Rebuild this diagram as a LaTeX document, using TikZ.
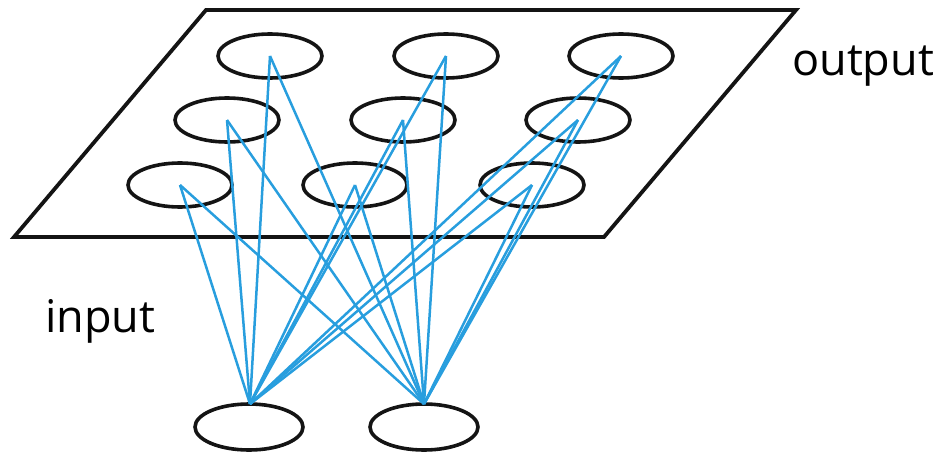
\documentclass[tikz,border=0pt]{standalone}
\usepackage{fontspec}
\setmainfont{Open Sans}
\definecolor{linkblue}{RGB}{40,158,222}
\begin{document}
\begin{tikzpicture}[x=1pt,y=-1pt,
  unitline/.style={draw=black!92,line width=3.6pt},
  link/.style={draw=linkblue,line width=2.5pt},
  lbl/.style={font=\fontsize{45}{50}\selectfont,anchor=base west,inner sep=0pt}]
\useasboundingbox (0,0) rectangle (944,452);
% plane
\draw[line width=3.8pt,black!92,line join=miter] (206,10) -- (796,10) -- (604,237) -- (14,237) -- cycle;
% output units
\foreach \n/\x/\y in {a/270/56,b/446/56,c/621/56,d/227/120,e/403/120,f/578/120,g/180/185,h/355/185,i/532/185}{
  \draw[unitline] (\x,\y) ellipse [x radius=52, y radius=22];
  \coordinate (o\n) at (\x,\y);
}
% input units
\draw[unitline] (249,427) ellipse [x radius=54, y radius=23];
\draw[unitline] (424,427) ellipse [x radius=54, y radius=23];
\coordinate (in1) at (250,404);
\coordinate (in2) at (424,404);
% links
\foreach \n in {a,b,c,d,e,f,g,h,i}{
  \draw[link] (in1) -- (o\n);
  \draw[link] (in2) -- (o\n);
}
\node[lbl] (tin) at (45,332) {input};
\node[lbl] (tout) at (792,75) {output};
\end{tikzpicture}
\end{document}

◇ ◇ ◇ ◇ ◇ ◇ ◇

Short task -
Repeat the data exactly in full, omitting its pictures.

Output -
Rebuild this diagram as a LaTeX document, using TikZ.
\documentclass[tikz,border=0pt]{standalone}
\usepackage{fontspec}
\setmainfont{Open Sans}
\definecolor{linkblue}{RGB}{40,158,222}
\begin{document}
\begin{tikzpicture}[x=1pt,y=-1pt,
  unitline/.style={draw=black!92,line width=3.6pt},
  link/.style={draw=linkblue,line width=2.5pt},
  lbl/.style={font=\fontsize{45}{50}\selectfont,anchor=base west,inner sep=0pt}]
\useasboundingbox (0,0) rectangle (944,452);
% plane
\draw[line width=3.8pt,black!92,line join=miter] (206,10) -- (796,10) -- (604,237) -- (14,237) -- cycle;
% output units
\foreach \n/\x/\y in {a/270/56,b/446/56,c/621/56,d/227/120,e/403/120,f/578/120,g/180/185,h/355/185,i/532/185}{
  \draw[unitline] (\x,\y) ellipse [x radius=52, y radius=22];
  \coordinate (o\n) at (\x,\y);
}
% input units
\draw[unitline] (249,427) ellipse [x radius=54, y radius=23];
\draw[unitline] (424,427) ellipse [x radius=54, y radius=23];
\coordinate (in1) at (250,404);
\coordinate (in2) at (424,404);
% links
\foreach \n in {a,b,c,d,e,f,g,h,i}{
  \draw[link] (in1) -- (o\n);
  \draw[link] (in2) -- (o\n);
}
\node[lbl] (tin) at (45,332) {input};
\node[lbl] (tout) at (792,75) {output};
\end{tikzpicture}
\end{document}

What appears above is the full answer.